Find: The minimum initial velocity at which a projectile should be shot vertically from the surface of the Earth so that it does not fall back to Earth. Note: This requires that v=0 as y approaches infinity.

Homework Equations

a = -g[(R^2)/((R+y)^2)]
g = 9.81 m/s^2
R = 6356 km (6.356E6 m)

The Attempt at a Solution

My thought process is to substitute dv/dt for a and integrate to get to velocity, but it seems like I want to find velocity as a function of position? I am stuck, it is the acceleration as a function of position that is confusing me.

 

[kishlaysingh]

acceleration due to gravity is a function of position

 

[vela]

Homework Statement

Find: The minimum initial velocity at which a projectile should be shot vertically from the surface of the Earth so that it does not fall back to Earth. Note: This requires that v=0 as y approaches infinity.

Homework Equations

a = -g[(R^2)/((R+y)^2)]
g = 9.81 m/s^2
R = 6356 km (6.356E6 m)

The Attempt at a Solution

My thought process is to substitute dv/dt for a and integrate to get to velocity, but it seems like I want to find velocity as a function of position? I am stuck, it is the acceleration as a function of position that is confusing me.

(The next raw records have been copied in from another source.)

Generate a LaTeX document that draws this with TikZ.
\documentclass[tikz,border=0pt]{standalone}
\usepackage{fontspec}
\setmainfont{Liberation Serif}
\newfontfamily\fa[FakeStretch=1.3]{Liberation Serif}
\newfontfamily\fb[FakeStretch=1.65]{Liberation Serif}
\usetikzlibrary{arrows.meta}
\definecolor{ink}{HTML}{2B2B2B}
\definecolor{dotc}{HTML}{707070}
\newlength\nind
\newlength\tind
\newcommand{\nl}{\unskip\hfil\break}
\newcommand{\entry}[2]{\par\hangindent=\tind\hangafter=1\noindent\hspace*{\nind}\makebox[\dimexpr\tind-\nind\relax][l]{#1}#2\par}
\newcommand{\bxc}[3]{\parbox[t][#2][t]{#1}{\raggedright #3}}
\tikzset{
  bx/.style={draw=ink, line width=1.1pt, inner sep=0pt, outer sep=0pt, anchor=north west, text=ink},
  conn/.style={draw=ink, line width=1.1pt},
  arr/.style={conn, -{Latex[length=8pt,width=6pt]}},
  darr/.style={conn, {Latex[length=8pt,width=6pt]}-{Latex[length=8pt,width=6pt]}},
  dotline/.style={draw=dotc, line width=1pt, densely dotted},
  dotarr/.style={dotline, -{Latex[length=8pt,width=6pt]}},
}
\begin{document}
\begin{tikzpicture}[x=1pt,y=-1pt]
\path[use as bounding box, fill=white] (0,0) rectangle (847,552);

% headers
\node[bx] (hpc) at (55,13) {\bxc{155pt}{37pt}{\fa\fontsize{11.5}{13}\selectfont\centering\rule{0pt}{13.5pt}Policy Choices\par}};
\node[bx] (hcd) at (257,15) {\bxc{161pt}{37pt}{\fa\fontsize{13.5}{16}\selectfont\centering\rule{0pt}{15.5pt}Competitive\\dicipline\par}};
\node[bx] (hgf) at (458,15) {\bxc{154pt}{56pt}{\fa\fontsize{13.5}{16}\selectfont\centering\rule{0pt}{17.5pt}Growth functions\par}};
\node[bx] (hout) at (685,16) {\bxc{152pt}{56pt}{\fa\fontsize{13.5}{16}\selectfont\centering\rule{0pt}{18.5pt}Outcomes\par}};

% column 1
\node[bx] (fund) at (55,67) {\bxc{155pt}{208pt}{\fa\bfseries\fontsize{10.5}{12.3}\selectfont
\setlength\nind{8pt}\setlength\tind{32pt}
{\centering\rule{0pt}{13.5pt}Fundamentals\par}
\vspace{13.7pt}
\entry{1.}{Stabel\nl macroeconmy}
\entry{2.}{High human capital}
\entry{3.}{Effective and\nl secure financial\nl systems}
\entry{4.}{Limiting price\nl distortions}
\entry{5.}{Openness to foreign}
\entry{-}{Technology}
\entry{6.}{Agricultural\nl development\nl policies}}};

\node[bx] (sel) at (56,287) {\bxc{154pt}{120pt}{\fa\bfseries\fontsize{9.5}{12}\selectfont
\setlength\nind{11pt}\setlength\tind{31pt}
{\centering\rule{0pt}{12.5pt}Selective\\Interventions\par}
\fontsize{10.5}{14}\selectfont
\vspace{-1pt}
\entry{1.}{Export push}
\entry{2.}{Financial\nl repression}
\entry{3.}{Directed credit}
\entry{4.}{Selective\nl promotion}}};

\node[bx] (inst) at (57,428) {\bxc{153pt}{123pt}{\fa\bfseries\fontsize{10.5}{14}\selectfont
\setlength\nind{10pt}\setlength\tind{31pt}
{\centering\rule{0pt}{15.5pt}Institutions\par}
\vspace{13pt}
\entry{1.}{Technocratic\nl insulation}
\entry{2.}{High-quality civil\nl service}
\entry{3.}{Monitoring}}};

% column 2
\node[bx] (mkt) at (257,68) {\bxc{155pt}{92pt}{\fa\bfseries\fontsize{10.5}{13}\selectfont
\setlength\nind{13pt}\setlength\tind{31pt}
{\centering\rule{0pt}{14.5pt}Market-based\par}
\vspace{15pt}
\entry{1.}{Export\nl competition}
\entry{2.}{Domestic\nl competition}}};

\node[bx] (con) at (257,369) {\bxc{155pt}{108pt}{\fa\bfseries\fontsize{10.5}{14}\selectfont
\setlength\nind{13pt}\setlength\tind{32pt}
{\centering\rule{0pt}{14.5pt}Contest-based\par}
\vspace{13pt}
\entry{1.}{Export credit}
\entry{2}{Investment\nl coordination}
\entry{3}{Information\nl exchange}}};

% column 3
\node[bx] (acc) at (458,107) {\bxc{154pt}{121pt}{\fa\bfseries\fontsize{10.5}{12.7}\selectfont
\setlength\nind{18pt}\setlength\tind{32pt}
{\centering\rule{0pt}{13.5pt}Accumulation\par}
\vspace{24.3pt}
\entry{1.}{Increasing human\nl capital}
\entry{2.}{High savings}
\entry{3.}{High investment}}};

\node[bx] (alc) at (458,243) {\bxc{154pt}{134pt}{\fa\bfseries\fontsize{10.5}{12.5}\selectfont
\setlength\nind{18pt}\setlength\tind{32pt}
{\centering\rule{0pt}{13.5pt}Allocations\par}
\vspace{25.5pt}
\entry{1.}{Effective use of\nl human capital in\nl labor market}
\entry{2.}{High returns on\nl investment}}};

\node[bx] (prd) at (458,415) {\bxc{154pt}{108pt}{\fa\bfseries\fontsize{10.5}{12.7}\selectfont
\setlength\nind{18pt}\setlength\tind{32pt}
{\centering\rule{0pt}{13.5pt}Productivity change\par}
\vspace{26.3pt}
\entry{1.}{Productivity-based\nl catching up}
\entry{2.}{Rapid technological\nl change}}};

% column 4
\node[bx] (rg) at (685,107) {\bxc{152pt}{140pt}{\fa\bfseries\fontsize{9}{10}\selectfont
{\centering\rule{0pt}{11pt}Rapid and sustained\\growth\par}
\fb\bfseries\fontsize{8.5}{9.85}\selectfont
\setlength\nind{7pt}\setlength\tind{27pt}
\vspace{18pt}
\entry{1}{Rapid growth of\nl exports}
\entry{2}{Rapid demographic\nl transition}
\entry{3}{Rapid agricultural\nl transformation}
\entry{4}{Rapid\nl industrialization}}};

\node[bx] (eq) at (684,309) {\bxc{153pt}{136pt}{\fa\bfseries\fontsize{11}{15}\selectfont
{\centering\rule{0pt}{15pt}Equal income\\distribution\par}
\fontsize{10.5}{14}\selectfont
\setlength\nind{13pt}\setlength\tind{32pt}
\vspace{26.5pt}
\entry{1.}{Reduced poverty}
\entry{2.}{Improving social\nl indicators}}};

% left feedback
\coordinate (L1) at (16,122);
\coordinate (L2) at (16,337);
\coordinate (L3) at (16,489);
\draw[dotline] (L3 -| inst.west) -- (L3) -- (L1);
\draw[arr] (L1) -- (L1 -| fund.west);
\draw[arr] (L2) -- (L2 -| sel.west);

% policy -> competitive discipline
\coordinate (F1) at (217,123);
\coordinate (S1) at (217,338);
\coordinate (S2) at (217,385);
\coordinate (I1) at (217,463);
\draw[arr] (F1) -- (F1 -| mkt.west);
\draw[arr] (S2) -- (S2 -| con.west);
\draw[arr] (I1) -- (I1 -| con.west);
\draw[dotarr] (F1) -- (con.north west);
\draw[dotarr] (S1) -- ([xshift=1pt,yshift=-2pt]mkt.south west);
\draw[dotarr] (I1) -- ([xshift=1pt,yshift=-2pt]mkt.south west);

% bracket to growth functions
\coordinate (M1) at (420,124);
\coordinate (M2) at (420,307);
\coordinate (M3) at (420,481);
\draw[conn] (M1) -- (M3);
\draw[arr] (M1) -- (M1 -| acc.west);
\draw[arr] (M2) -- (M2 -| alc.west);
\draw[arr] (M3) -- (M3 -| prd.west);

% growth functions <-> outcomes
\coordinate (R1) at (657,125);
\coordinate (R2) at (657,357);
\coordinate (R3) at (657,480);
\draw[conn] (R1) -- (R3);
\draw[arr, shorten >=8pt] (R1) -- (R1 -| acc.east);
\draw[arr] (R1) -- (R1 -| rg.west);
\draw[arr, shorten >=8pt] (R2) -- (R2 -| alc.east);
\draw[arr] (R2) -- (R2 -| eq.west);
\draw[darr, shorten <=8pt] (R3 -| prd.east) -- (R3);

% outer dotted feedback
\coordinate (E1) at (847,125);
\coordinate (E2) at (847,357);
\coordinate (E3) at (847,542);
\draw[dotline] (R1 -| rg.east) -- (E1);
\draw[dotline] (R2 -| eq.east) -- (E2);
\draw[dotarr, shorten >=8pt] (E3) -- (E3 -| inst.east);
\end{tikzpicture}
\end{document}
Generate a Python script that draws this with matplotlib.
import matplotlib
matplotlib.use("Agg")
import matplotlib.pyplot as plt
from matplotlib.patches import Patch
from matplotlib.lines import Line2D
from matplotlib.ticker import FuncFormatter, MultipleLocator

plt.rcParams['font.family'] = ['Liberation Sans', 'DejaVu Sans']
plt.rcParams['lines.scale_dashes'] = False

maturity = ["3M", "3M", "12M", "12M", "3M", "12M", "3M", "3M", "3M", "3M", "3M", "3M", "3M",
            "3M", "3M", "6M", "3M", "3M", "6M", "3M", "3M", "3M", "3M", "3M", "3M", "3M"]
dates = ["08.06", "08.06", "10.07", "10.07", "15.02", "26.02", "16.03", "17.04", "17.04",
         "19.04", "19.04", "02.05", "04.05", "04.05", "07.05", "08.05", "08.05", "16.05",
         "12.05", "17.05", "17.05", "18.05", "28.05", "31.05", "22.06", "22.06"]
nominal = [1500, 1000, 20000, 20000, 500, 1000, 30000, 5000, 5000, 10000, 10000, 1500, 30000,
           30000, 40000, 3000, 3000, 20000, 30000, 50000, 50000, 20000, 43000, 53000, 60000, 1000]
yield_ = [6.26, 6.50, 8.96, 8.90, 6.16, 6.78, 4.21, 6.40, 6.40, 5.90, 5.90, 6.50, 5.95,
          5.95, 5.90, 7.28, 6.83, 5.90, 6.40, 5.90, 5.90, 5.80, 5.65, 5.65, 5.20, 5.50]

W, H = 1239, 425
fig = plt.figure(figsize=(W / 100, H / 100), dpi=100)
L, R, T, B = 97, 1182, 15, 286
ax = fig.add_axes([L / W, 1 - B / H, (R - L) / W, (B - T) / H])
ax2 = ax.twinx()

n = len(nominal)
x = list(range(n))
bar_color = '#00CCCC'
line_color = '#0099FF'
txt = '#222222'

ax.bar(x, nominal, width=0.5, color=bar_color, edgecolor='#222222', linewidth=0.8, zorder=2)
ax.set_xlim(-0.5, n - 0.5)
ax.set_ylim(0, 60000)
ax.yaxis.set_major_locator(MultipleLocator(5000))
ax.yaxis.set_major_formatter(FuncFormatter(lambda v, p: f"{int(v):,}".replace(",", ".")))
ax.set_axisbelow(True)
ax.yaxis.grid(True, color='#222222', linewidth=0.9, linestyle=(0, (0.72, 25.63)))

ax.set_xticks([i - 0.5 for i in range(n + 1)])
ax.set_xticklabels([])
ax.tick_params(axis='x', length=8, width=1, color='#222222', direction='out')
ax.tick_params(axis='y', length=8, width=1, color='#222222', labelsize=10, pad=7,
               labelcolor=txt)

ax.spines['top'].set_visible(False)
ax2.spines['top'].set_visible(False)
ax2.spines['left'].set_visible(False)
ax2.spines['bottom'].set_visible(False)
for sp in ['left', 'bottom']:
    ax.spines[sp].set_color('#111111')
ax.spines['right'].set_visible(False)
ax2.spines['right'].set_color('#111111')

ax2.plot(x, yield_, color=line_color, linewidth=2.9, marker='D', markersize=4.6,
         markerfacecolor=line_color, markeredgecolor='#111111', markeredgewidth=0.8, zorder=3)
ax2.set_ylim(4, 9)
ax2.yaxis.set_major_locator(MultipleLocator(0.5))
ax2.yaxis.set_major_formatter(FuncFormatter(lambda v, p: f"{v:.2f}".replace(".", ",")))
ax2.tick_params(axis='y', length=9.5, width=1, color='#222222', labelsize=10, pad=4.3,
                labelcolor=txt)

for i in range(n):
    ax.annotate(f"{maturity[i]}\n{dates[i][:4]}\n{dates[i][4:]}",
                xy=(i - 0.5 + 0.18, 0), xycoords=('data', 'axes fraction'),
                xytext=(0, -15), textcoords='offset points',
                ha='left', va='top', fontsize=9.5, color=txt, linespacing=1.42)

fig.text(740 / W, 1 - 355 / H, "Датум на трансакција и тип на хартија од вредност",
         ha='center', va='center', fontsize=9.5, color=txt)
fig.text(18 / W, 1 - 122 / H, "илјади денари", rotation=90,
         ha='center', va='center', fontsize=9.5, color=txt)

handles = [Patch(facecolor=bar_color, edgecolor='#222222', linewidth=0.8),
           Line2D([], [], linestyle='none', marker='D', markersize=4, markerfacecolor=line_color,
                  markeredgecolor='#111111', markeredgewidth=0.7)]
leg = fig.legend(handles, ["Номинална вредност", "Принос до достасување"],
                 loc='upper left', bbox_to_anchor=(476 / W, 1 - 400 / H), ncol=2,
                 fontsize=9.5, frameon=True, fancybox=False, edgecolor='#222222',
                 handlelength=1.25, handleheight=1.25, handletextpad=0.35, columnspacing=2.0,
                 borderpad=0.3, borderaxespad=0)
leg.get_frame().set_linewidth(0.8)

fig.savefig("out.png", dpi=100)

You can use the chain rule to write
$$a = \frac{dv}{dt} = \frac{dv}{dy}\frac{dy}{dt} = v \frac{dv}{dy}.$$

 

[Dick]

Homework Statement

Find: The minimum initial velocity at which a projectile should be shot vertically from the surface of the Earth so that it does not fall back to Earth. Note: This requires that v=0 as y approaches infinity.

Homework Equations

a = -g[(R^2)/((R+y)^2)]
g = 9.81 m/s^2
R = 6356 km (6.356E6 m)

The Attempt at a Solution

My thought process is to substitute dv/dt for a and integrate to get to velocity, but it seems like I want to find velocity as a function of position? I am stuck, it is the acceleration as a function of position that is confusing me.

Using conservation of energy is the easiest way to approach this if you know how that works.

 

[Chris T.]

You can use the chain rule to write
$$a = \frac{dv}{dt} = \frac{dv}{dy}\frac{dy}{dt} = v \frac{dv}{dy}.$$

So using the substitution a = vdv/dy and the given equation for acceleration, then separating variables, I should be able to integrate both sides and solve for velocity with respect to y. Let me try that.

 

[Chris T.]

Using conservation of energy is the easiest way to approach this if you know how that works.

After integration, I find v^2 = 2g(R^2)/(R+y) + C. Is it valid to say that C is zero because v is zero as y goes to infinity?